The movie tells us that 10 of the past 14 years are the hottest in all of recorded history. That polar bears are drowning because ice floes are melting and they have to swim greater distances. Through contrasting photos taken a mere 40 years apart, we watch the once-mighty Lake Chad in Central Africa virtually dry up. In 10 years, we're told — and Gore has the photos to support it — there will be no more snows of Kilimanjaro. In 15 years, no more glaciers in Glacier National Park.

Gore is deadly serious about these findings, but he often takes a lighthearted approach. At one point, he hams it up on a forklift that takes him to the top of a mammoth graph.

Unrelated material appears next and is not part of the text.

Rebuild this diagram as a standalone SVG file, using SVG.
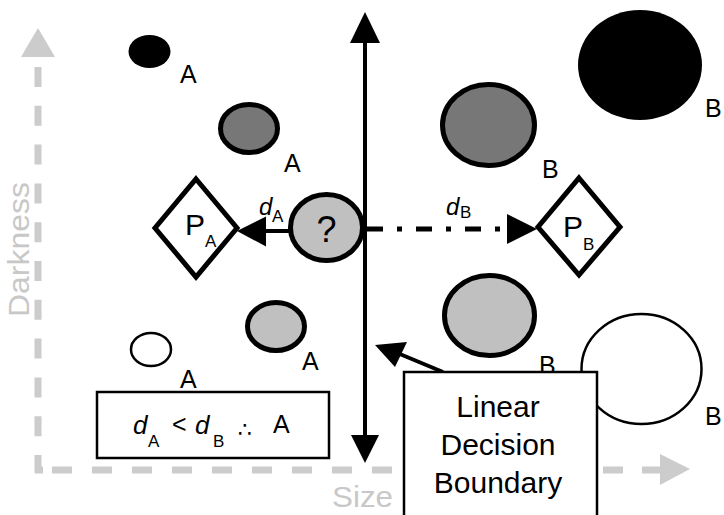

Not everyone who's studied the subject agrees with the movie's conclusions, but, as Gore points out, the title reflects what's happened to scientists who've warned of global warming. Many of them were robbed of jobs, opportunities and income because they discovered "an inconvenient truth."

The picture suggests — well, pretty much flat-out says — that the current administration is, if not to blame, then certainly not interested in improving the situation. And while Gore insists his is an ethical position, not a political one, the final shot of him majestically silhouetted against a heavenly backdrop doesn't exactly come off as apolitical.

Yet the film is quite compelling, not only for what it shows us, but how it shows it. "An Inconvenient Truth" is like an inventive and engrossing lecture by your favorite eighth-grade science teacher, making it an engaging movie, whatever your politics.